--- START EXERCISE INPUTS ---

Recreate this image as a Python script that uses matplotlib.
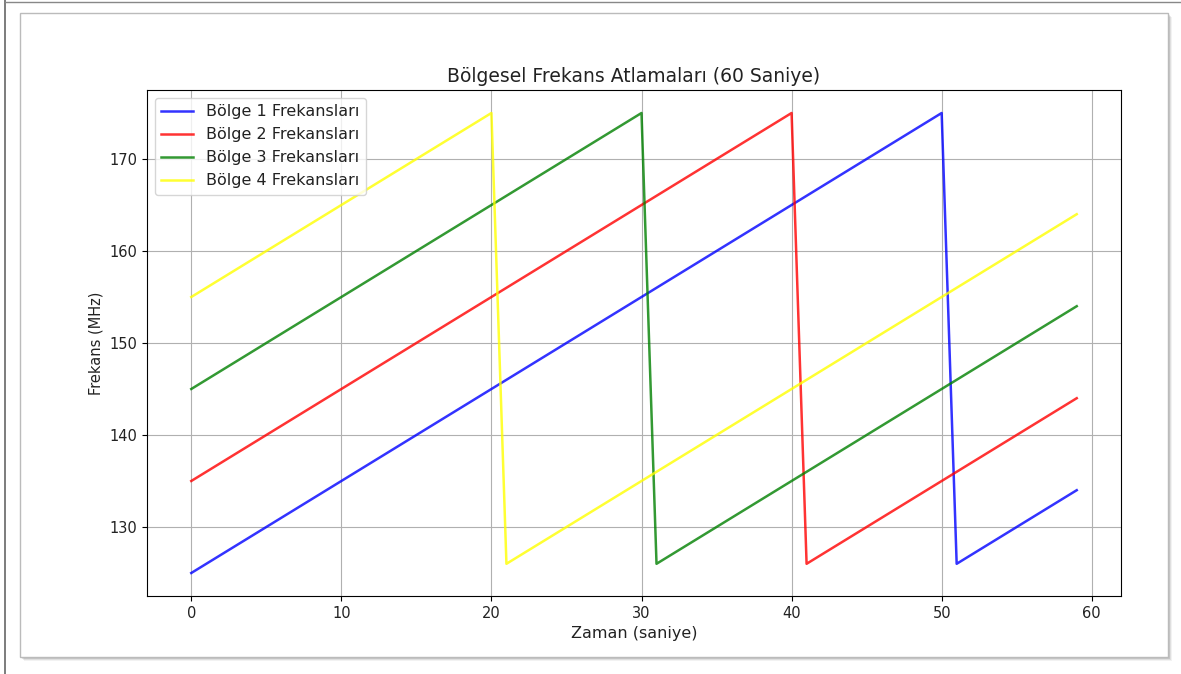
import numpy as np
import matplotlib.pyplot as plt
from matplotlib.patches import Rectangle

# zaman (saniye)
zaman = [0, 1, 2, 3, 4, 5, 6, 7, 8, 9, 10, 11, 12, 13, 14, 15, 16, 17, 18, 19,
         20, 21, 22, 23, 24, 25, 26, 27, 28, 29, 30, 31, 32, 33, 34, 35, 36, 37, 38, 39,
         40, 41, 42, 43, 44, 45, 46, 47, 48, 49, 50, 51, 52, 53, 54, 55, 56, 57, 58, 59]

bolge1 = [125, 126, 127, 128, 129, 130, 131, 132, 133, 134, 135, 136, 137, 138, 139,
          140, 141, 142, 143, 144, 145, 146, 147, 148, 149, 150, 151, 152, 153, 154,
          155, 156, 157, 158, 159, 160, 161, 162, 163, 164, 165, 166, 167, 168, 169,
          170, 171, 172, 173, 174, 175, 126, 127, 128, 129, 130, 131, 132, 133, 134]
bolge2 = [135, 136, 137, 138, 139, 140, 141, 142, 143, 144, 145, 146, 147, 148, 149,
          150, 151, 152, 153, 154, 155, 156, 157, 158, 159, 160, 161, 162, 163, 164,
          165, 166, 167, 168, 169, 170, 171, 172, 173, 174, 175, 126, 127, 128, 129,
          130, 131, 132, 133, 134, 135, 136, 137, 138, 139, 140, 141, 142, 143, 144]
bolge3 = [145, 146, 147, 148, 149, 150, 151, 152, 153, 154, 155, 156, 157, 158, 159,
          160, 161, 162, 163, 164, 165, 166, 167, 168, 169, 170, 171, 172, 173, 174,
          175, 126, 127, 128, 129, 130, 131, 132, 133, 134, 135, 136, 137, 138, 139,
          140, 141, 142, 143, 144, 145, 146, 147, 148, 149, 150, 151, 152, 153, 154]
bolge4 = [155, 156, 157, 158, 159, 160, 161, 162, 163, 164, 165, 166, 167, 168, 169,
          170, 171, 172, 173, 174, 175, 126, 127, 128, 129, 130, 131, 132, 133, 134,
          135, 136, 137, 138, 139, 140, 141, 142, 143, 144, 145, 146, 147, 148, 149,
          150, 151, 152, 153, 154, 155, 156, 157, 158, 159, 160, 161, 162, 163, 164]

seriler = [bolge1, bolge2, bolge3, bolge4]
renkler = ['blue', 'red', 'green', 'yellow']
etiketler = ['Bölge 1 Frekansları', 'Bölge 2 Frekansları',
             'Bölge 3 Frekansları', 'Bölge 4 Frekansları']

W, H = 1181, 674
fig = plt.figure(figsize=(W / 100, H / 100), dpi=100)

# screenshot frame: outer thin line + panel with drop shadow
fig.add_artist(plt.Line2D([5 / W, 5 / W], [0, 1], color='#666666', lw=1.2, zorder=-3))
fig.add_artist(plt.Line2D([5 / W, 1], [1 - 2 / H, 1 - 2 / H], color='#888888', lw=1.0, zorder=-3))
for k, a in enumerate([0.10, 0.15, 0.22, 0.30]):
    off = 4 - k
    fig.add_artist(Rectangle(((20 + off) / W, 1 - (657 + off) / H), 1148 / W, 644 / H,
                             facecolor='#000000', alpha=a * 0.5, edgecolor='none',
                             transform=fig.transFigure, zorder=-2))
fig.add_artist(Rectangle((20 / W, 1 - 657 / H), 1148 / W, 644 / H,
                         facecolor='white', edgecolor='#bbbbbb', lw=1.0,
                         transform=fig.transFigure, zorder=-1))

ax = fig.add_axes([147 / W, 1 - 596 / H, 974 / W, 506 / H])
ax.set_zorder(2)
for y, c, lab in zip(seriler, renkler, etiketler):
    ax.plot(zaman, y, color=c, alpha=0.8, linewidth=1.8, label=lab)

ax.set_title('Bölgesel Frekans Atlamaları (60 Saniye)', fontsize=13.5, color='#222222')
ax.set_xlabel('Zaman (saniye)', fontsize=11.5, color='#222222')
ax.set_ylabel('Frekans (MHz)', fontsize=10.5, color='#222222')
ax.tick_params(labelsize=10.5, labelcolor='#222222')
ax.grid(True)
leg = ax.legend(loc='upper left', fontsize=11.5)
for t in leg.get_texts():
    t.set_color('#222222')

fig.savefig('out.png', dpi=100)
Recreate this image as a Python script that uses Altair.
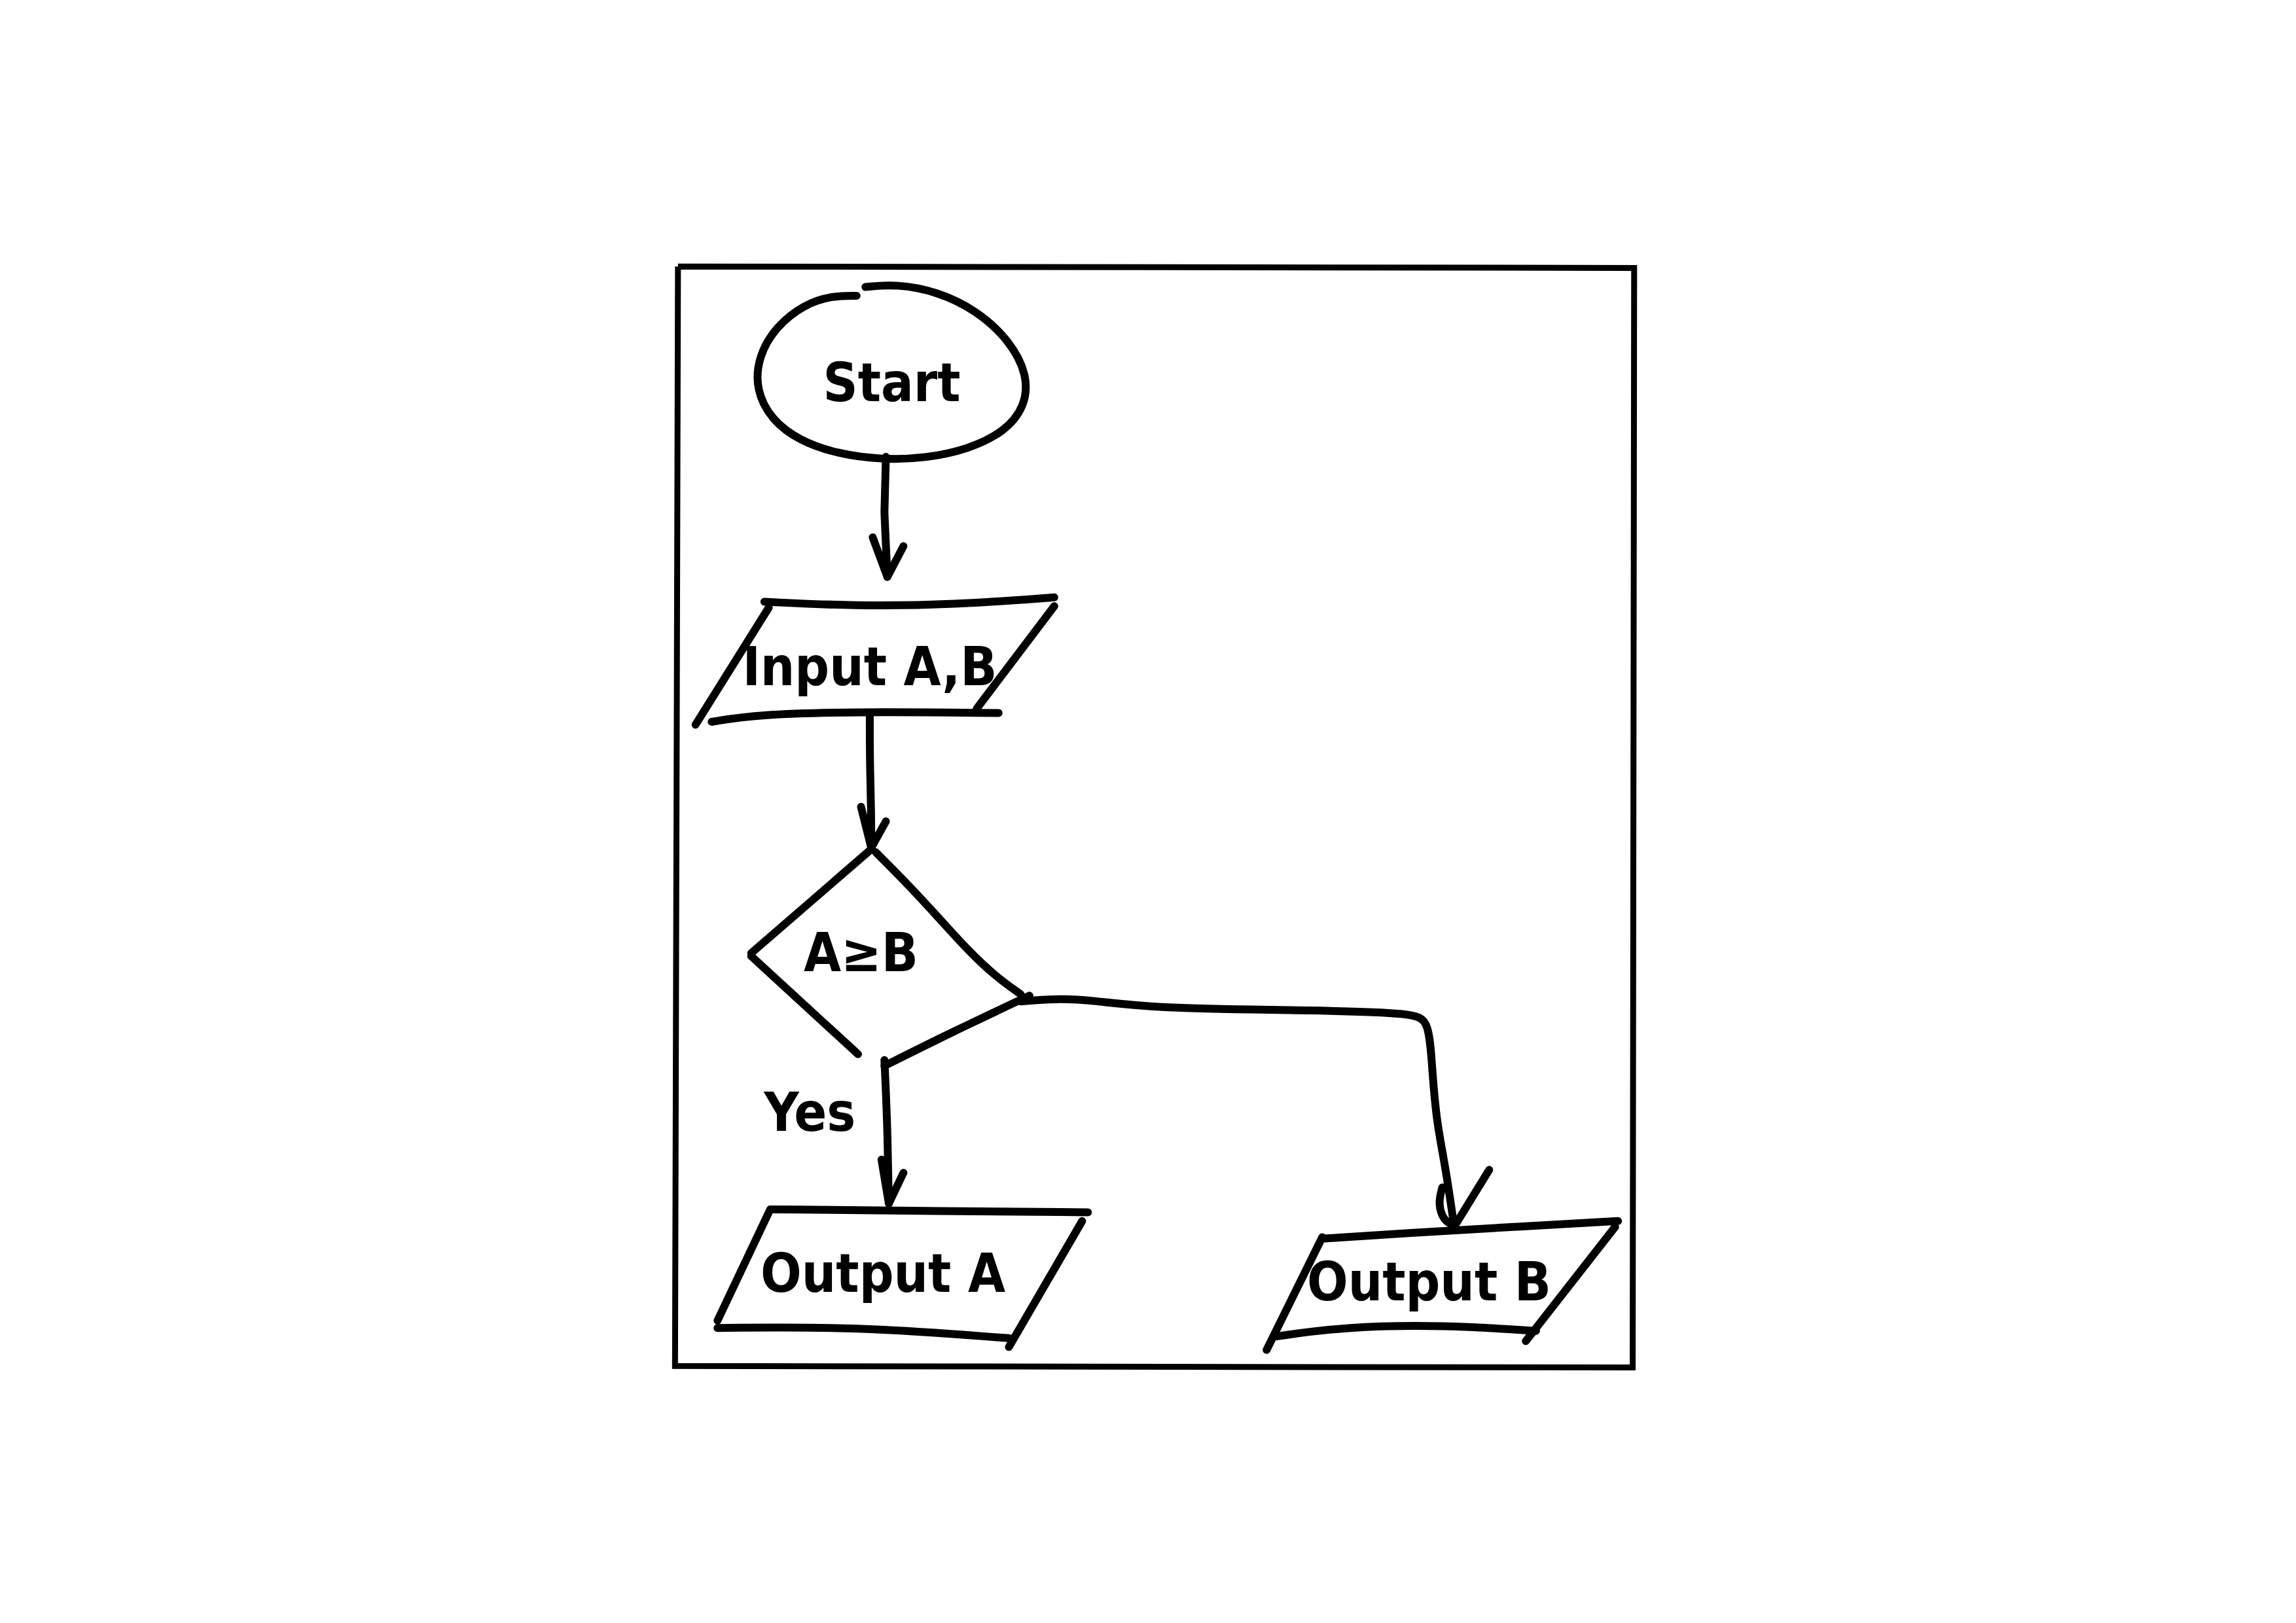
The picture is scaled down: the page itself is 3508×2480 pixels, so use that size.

--- END EXERCISE INPUTS ---

_YOUR GOAL_
Make an exact copy of the data, leaving its pictures out.

_SOLUTION TO THE EXERCISE_
Recreate this image as a Python script that uses matplotlib.
import numpy as np
import matplotlib.pyplot as plt
from matplotlib.patches import Rectangle

# zaman (saniye)
zaman = [0, 1, 2, 3, 4, 5, 6, 7, 8, 9, 10, 11, 12, 13, 14, 15, 16, 17, 18, 19,
         20, 21, 22, 23, 24, 25, 26, 27, 28, 29, 30, 31, 32, 33, 34, 35, 36, 37, 38, 39,
         40, 41, 42, 43, 44, 45, 46, 47, 48, 49, 50, 51, 52, 53, 54, 55, 56, 57, 58, 59]

bolge1 = [125, 126, 127, 128, 129, 130, 131, 132, 133, 134, 135, 136, 137, 138, 139,
          140, 141, 142, 143, 144, 145, 146, 147, 148, 149, 150, 151, 152, 153, 154,
          155, 156, 157, 158, 159, 160, 161, 162, 163, 164, 165, 166, 167, 168, 169,
          170, 171, 172, 173, 174, 175, 126, 127, 128, 129, 130, 131, 132, 133, 134]
bolge2 = [135, 136, 137, 138, 139, 140, 141, 142, 143, 144, 145, 146, 147, 148, 149,
          150, 151, 152, 153, 154, 155, 156, 157, 158, 159, 160, 161, 162, 163, 164,
          165, 166, 167, 168, 169, 170, 171, 172, 173, 174, 175, 126, 127, 128, 129,
          130, 131, 132, 133, 134, 135, 136, 137, 138, 139, 140, 141, 142, 143, 144]
bolge3 = [145, 146, 147, 148, 149, 150, 151, 152, 153, 154, 155, 156, 157, 158, 159,
          160, 161, 162, 163, 164, 165, 166, 167, 168, 169, 170, 171, 172, 173, 174,
          175, 126, 127, 128, 129, 130, 131, 132, 133, 134, 135, 136, 137, 138, 139,
          140, 141, 142, 143, 144, 145, 146, 147, 148, 149, 150, 151, 152, 153, 154]
bolge4 = [155, 156, 157, 158, 159, 160, 161, 162, 163, 164, 165, 166, 167, 168, 169,
          170, 171, 172, 173, 174, 175, 126, 127, 128, 129, 130, 131, 132, 133, 134,
          135, 136, 137, 138, 139, 140, 141, 142, 143, 144, 145, 146, 147, 148, 149,
          150, 151, 152, 153, 154, 155, 156, 157, 158, 159, 160, 161, 162, 163, 164]

seriler = [bolge1, bolge2, bolge3, bolge4]
renkler = ['blue', 'red', 'green', 'yellow']
etiketler = ['Bölge 1 Frekansları', 'Bölge 2 Frekansları',
             'Bölge 3 Frekansları', 'Bölge 4 Frekansları']

W, H = 1181, 674
fig = plt.figure(figsize=(W / 100, H / 100), dpi=100)

# screenshot frame: outer thin line + panel with drop shadow
fig.add_artist(plt.Line2D([5 / W, 5 / W], [0, 1], color='#666666', lw=1.2, zorder=-3))
fig.add_artist(plt.Line2D([5 / W, 1], [1 - 2 / H, 1 - 2 / H], color='#888888', lw=1.0, zorder=-3))
for k, a in enumerate([0.10, 0.15, 0.22, 0.30]):
    off = 4 - k
    fig.add_artist(Rectangle(((20 + off) / W, 1 - (657 + off) / H), 1148 / W, 644 / H,
                             facecolor='#000000', alpha=a * 0.5, edgecolor='none',
                             transform=fig.transFigure, zorder=-2))
fig.add_artist(Rectangle((20 / W, 1 - 657 / H), 1148 / W, 644 / H,
                         facecolor='white', edgecolor='#bbbbbb', lw=1.0,
                         transform=fig.transFigure, zorder=-1))

ax = fig.add_axes([147 / W, 1 - 596 / H, 974 / W, 506 / H])
ax.set_zorder(2)
for y, c, lab in zip(seriler, renkler, etiketler):
    ax.plot(zaman, y, color=c, alpha=0.8, linewidth=1.8, label=lab)

ax.set_title('Bölgesel Frekans Atlamaları (60 Saniye)', fontsize=13.5, color='#222222')
ax.set_xlabel('Zaman (saniye)', fontsize=11.5, color='#222222')
ax.set_ylabel('Frekans (MHz)', fontsize=10.5, color='#222222')
ax.tick_params(labelsize=10.5, labelcolor='#222222')
ax.grid(True)
leg = ax.legend(loc='upper left', fontsize=11.5)
for t in leg.get_texts():
    t.set_color('#222222')

fig.savefig('out.png', dpi=100)
Recreate this image as a Python script that uses Altair.
The picture is scaled down: the page itself is 3508×2480 pixels, so use that size.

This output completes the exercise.